Sementara itu, Gubernur Daerah Istimewa Yogyakarta, Sri Sultan Hamengkubowono X dalam laporan tertulisnya yang dibacakan oleh Asisten II Sekda DIY, Gatot Saptadi mengapresiasi penuh keberhasilan pelaksanaan PBTY kali ini. Menurut Ngarsa Dalem, kehadiran PBTY merupakan bentuk nyata dari akulturasi antara budaya Tionghoa dan budaya Jawa di Daerah Istimewa Yogyakarta “Budaya tionghoa turut andil membentuk DIY dari sisi budaya melalui akulturasi yang terjadi. Pada tahun-tahun sebelumnya, Warga Tionghoa sempat tercabut dari akar budayanya sehingga banyak generasi muda yang asing dengan budaya Tionghoa itu sendiri, namun kini, kehadiran PBTY turut menjadi elemen penting dalam pelestarian budaya Tionghoa sekaligus menjadi wadah akulturasi antara budaya Tionghoa dan Jawa” Jelas Gubernur dalam sambutan tertulisnya tersebut.

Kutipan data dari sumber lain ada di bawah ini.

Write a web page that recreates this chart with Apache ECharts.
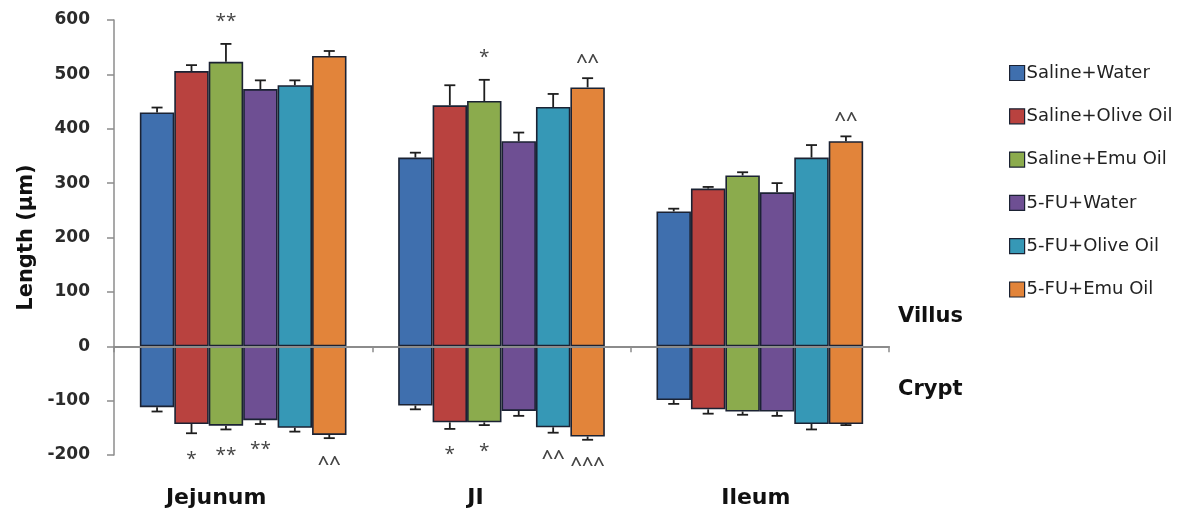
<!DOCTYPE html>
<html>
<head>
<meta charset="utf-8">
<script src="https://cdn.jsdelivr.net/npm/echarts@6/dist/echarts.min.js"></script>
<style>
html,body{margin:0;padding:0;background:#fff;}
#chart{width:1197px;height:517px;}
</style>
</head>
<body>
<div id="chart"></div>
<script>
// ---- data ----
const categories = ['Jejunum', 'JI', 'Ileum'];
const treatments = ['Saline+Water', 'Saline+Olive Oil', 'Saline+Emu Oil', '5-FU+Water', '5-FU+Olive Oil', '5-FU+Emu Oil'];
const colors = ['#3f6fae', '#b9423f', '#8bab4d', '#6e4f93', '#3698b6', '#e2843a'];
// villus length (positive), per treatment: [Jejunum, JI, Ileum]
const villusMean = [
  [430, 347, 248],
  [506, 443, 290],
  [523, 451, 314],
  [473, 377, 283],
  [480, 440, 347],
  [534, 476, 377]
];
const villusErr = [
  [9, 9, 5],
  [11, 37, 3],
  [33, 39, 6],
  [16, 16, 17],
  [9, 24, 23],
  [9, 17, 9]
];
// crypt depth (drawn negative)
const cryptMean = [
  [-112, -109, -99],
  [-143, -140, -116],
  [-146, -140, -120],
  [-136, -119, -120],
  [-150, -149, -143],
  [-163, -166, -143]
];
const cryptErr = [
  [8, 7, 7],
  [17, 12, 8],
  [7, 5, 6],
  [7, 9, 8],
  [7, 10, 10],
  [6, 6, 2]
];
// significance marks
const villusSig = [
  ['', '', ''],
  ['', '', ''],
  ['**', '*', ''],
  ['', '', ''],
  ['', '', ''],
  ['', '^^', '^^']
];
const cryptSig = [
  ['', '', ''],
  ['*', '*', ''],
  ['**', '*', ''],
  ['**', '', ''],
  ['', '^^', ''],
  ['^^', '^^^', '']
];
const yTicks = {min: -200, max: 600, interval: 100};
const yAxisName = 'Length (µm)';
const sideLabels = ['Villus', 'Crypt'];

// ---- chart ----
const chart = echarts.init(document.getElementById('chart'));
const BORDER = '#1b2233';
const CAT_GAP = '20%';
const series = [];
treatments.forEach((name, i) => {
  const style = {color: colors[i], borderColor: BORDER, borderWidth: 1.6};
  series.push({
    name: name, type: 'bar', stack: 's' + i, xAxisIndex: 0,
    barGap: '0%', barCategoryGap: CAT_GAP,
    itemStyle: style, data: villusMean[i], silent: true
  });
  series.push({
    name: name, type: 'bar', stack: 's' + i, xAxisIndex: 0,
    barGap: '0%', barCategoryGap: CAT_GAP,
    itemStyle: style, data: cryptMean[i], silent: true
  });
});
treatments.forEach((name, i) => {
  const data = [];
  categories.forEach((c, k) => {
    data.push([k, villusMean[i][k], villusErr[i][k], 1, villusSig[i][k]]);
    data.push([k, cryptMean[i][k], cryptErr[i][k], -1, cryptSig[i][k]]);
  });
  series.push({
    name: name, type: 'custom', xAxisIndex: 0, silent: true, z: 5,
    data: data,
    renderItem: function (params, api) {
      const k = api.value(0);
      const mean = api.value(1);
      const err = api.value(2);
      const dir = api.value(3);
      const sig = data[params.dataIndex][4];
      const layout = api.barLayout({barGap: '0%', barCategoryGap: CAT_GAP, count: treatments.length});
      const base = api.coord([k, mean]);
      const tip = api.coord([k, mean + dir * err]);
      const x = base[0] + layout[i].offsetCenter;
      const cap = 5.5;
      const ls = {stroke: '#1e1e1e', lineWidth: 1.8};
      const children = [
        {type: 'line', shape: {x1: x, y1: base[1], x2: x, y2: tip[1]}, style: ls},
        {type: 'line', shape: {x1: x - cap, y1: tip[1], x2: x + cap, y2: tip[1]}, style: ls}
      ];
      if (sig) {
        const isCaret = sig.indexOf('^') >= 0;
        let ty;
        if (dir > 0) ty = tip[1] - (isCaret ? 21 : 26);
        else ty = tip[1] + (isCaret ? 21 : 22);
        children.push({
          type: 'text',
          style: {
            text: sig, x: x, y: ty + (isCaret ? 5 : 4), align: 'center', verticalAlign: 'middle',
            fill: '#444', font: (isCaret ? '600 20px' : '19px') + ' "Open Sans"'
          }
        });
      }
      return {type: 'group', children: children};
    }
  });
});

const option = {
  animation: false,
  backgroundColor: '#ffffff',
  grid: {left: 114, right: 308, top: 20, bottom: 62, containLabel: false},
  legend: {
    orient: 'vertical', left: 1009, top: 64, itemGap: 25.3, padding: 0,
    itemWidth: 15, itemHeight: 15, itemStyle: {borderColor: BORDER, borderWidth: 1.2},
    icon: 'rect',
    data: treatments,
    textStyle: {fontFamily: 'DejaVu Sans', fontSize: 18, color: '#222', padding: [0, 0, 0, -3]},
    selectedMode: false
  },
  xAxis: [
    {
      type: 'category', data: categories, position: 'bottom', z: 10,
      axisLine: {onZero: true, lineStyle: {color: '#8c8c8c', width: 2}},
      axisTick: {show: true, length: 6, lineStyle: {color: '#8c8c8c', width: 1.5}},
      axisLabel: {show: false}, splitLine: {show: false}
    },
    {
      type: 'category', data: categories, position: 'bottom',
      axisLine: {show: false, onZero: false}, axisTick: {show: false},
      splitLine: {show: false},
      axisLabel: {
        margin: 32, fontFamily: 'DejaVu Sans', fontWeight: 'bold', fontSize: 22, color: '#111',
        formatter: function (v, idx) { return '{c' + idx + '|' + v + '}'; },
        rich: {
          c0: {fontFamily: 'DejaVu Sans', fontWeight: 'bold', fontSize: 22, color: '#111', padding: [0, 54, 0, 0]},
          c1: {fontFamily: 'DejaVu Sans', fontWeight: 'bold', fontSize: 22, color: '#111', padding: [0, 52, 0, 0]},
          c2: {fontFamily: 'DejaVu Sans', fontWeight: 'bold', fontSize: 22, color: '#111', padding: [0, 8, 0, 0]}
        }
      }
    }
  ],
  yAxis: {
    type: 'value', min: yTicks.min, max: yTicks.max, interval: yTicks.interval,
    name: yAxisName, nameLocation: 'middle', nameGap: 76, nameRotate: 90,
    nameTextStyle: {fontFamily: 'DejaVu Sans', fontWeight: 'bold', fontSize: 21, color: '#111'},
    axisLine: {show: true, lineStyle: {color: '#8c8c8c', width: 1.5}},
    axisTick: {show: true, length: 7, lineStyle: {color: '#8c8c8c', width: 1.5}},
    axisLabel: {margin: 24, fontFamily: 'DejaVu Sans', fontWeight: 'bold', fontSize: 17, color: '#2b2b2b'},
    splitLine: {show: false}
  },
  graphic: [
    {type: 'text', left: 898, top: 306, style: {text: sideLabels[0], font: 'bold 21px "DejaVu Sans"', fill: '#111'}},
    {type: 'text', left: 898, top: 379, style: {text: sideLabels[1], font: 'bold 21px "DejaVu Sans"', fill: '#111'}}
  ],
  series: series
};
chart.setOption(option);
</script>
</body>
</html>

Selain itu, Gubernur juga berharap pada pelaksaan mendatang, PBTY tidak berhenti pada aspek seremonial belaka, namun juga mampu menjelaskan makna filosofis budaya Tionghoa “Perhelatan ini jangan berhenti pada aspek seremoni maupun pertunjukan saja, namun juga mampu memberikan makna filosofis budaya Tionghoa sehingga pemahaman dan rasa memiliki dapat tumbuh dengan positif dan diterima sebagai bagian dari kebudayaan Indonesia. Untuk mewujudkan hal ini tentu diperlukan adanya sesepuh yang terus aktif mendampingi pelaksanaan PBTY” Pungkas Gubernur.

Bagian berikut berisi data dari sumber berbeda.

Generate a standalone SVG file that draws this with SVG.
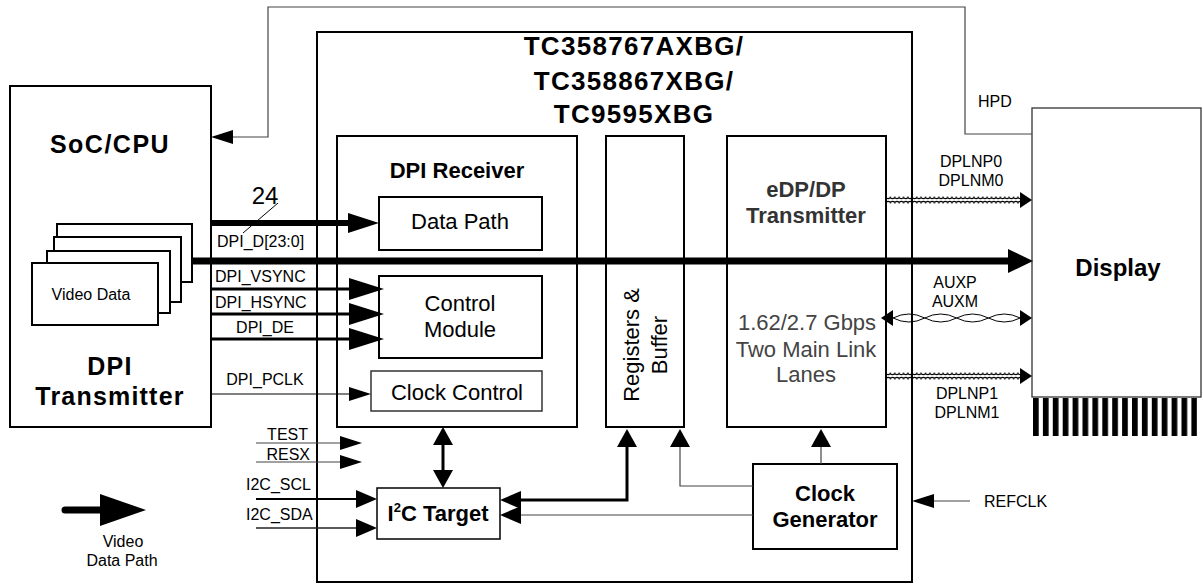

Menilik tingginya animo masyarakat serta kualitas acara, Ana Haryadi selaku ketua panitia menilai perhelatan PBTY sudah selayaknya masuk agenda parwisata nasional. Hingga saat ini, di Indonesia baru perayaan Tahun Baru Imlek di Singkawang yang sudah masuk agenda pariwisata nasional “PBTY akan kami ajukan ke Kementerian Pariwisata supaya bisa masuk ke dalam agenda pariwisata nasional. Semoga dalam pelaksanannya tahun depan, PBTY sudah masuk dalam agenda nasional. Masuknya PBTY ke dalam agenda nasional tentu akan menaikkan angka kunjungan wisatawan serta memperkuat akulturasi” Harap Ana Haryadi.

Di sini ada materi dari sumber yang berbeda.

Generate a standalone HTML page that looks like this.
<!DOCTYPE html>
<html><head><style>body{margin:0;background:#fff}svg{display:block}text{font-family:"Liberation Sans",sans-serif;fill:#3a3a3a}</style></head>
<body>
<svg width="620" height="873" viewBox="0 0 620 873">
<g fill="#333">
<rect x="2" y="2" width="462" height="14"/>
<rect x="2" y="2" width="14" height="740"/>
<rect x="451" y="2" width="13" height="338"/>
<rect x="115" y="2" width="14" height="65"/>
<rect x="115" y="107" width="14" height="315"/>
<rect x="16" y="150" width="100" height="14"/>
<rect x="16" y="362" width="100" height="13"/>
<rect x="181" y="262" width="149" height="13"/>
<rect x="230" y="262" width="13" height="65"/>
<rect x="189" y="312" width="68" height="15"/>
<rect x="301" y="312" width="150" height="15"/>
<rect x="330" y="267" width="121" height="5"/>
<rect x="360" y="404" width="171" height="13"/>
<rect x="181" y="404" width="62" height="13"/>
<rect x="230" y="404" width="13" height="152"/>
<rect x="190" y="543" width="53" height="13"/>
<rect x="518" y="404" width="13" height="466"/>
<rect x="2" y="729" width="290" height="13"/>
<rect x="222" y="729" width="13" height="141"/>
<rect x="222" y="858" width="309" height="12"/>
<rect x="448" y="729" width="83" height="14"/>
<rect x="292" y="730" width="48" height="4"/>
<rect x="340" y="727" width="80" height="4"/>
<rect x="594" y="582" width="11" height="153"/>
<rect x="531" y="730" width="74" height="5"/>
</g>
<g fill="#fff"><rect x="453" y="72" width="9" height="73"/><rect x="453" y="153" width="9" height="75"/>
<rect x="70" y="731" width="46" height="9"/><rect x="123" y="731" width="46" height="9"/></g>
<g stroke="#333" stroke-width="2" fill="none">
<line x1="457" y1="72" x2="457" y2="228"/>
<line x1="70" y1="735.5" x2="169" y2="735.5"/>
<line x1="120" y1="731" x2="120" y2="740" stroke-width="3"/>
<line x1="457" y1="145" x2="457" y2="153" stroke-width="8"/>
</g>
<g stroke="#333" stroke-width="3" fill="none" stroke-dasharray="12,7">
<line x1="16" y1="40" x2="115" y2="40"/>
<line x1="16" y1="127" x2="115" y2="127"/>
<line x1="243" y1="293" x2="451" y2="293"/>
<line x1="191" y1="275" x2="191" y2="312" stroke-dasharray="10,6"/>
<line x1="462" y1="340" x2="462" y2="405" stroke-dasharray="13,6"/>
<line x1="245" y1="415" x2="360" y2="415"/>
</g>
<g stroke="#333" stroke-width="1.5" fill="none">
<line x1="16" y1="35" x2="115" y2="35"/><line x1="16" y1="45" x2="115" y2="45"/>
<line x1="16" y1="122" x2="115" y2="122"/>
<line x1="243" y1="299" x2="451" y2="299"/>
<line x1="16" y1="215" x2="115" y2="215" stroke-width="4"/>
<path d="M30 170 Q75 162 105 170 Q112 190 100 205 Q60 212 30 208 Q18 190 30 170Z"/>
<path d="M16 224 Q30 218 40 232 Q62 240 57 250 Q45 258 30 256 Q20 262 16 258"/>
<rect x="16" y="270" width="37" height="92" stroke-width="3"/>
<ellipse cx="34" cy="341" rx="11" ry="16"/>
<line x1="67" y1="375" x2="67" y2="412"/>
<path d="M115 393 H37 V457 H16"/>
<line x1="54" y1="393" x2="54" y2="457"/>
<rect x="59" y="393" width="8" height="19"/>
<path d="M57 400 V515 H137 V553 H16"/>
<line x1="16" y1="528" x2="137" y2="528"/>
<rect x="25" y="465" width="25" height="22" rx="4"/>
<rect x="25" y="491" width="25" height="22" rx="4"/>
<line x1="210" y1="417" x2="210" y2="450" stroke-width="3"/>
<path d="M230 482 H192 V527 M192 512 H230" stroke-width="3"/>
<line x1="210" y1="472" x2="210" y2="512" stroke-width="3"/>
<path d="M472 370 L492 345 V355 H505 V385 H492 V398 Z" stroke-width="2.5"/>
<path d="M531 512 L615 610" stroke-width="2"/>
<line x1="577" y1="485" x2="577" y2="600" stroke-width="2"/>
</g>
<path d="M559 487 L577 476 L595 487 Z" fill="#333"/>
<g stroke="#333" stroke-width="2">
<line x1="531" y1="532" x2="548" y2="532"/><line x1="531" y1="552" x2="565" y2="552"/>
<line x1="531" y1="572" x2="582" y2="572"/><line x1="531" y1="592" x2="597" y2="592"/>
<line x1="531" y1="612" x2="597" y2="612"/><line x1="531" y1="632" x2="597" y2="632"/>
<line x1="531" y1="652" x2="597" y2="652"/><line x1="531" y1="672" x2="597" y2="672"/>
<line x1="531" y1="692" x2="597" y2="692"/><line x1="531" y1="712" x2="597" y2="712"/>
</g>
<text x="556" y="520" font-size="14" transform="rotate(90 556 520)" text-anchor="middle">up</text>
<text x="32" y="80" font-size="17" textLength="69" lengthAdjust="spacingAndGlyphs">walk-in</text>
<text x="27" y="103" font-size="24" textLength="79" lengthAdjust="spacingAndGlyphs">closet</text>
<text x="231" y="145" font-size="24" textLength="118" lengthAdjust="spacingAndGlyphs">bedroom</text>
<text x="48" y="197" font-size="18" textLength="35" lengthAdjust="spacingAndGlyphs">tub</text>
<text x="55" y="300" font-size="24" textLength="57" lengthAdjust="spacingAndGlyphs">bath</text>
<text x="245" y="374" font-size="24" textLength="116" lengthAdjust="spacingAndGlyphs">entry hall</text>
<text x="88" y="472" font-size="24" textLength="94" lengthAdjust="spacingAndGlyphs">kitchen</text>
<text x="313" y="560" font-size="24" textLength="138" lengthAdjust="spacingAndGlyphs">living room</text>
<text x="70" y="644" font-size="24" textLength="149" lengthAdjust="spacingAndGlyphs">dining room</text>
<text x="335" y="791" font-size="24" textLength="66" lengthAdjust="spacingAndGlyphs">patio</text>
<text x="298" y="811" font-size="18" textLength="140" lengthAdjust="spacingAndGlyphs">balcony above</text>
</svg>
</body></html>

PBTY merupakan agenda rutin tahunan yang dilaksanakan sebagai bagian dari perayaan Tahun Baru Imlek di Yogyakarta. Saat ini PBTY sudah memasuki pelaksanaannya yang ke-11. Pelaksaaan PBTY merupakan kerjasama antara Pemerintah Daerah DIY, Pemerintah Kota Yogyakarta, serta berbagai paguyuban Tionghoa yang ada di Yogyakarta. Dalam penyelengaraan tahun ini, yang bertepatan dengan Tahun Monyet Api, PBTY menghadirkan bazaar kuliner, konsultasi feng shui, serta berbagai pertunjukan kesenian dan lomba. Selain itu, Jogja Dragon Festival yang menampilkan aksi puluhan kelompok Barongsai turut menyemarakkan pelaksanaan PBTY setiap tahunnya.(ams)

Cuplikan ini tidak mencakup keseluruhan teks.